The on-time punctuality measure increased by 14.3 percentage points (pp) to 79.3% of trains on time (early or less than one minute after the scheduled arrival time), compared with the corresponding period in 2019-20.
The Public Performance Measure increased by 6.8pp to 93.3% (the best level since 2010-11), with cancellations falling by 1.2pp to 2.2% of trains.
However, the ORR notes that the number of trains planned in the second quarter of the year was 17.7% less than in 2019. Passenger usage is also far lower, at less than half equivalent weekly levels in 2019 and as low as 16% in early July.
“These changes in trains planned and passenger usage have led to improvements in punctuality and reliability relative to previous years,” it said.
“These improvements in performance are clearly visible when looking at individual quarters, but less so when using moving annual averages to present changes in performance.”

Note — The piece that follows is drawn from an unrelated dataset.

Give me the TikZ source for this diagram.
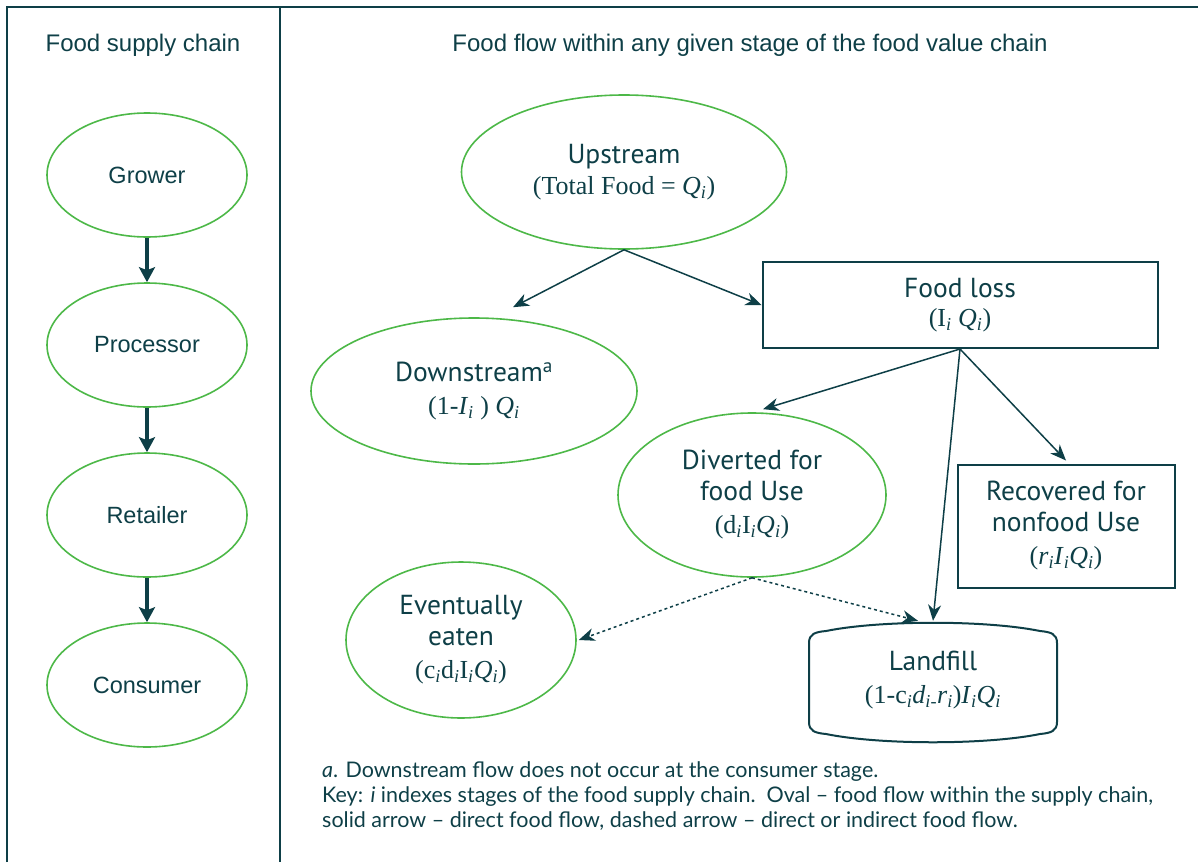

It adds that although punctuality is lower than in the first quarter of the year (April-June), this is likely to relate to the increase in services and in the number of passengers travelling after the first lockdown was eased.
Allied to the improvement in punctuality is a reduction in delay minutes (time lost between consecutive timing points on the rail network). Those attributed to Network Rail fell by 50%, and those to train operators by 64%.
All train operators bar c2c recorded improvements in on-time punctuality, and only Chiltern and ScotRail recorded worse reliability (see tables).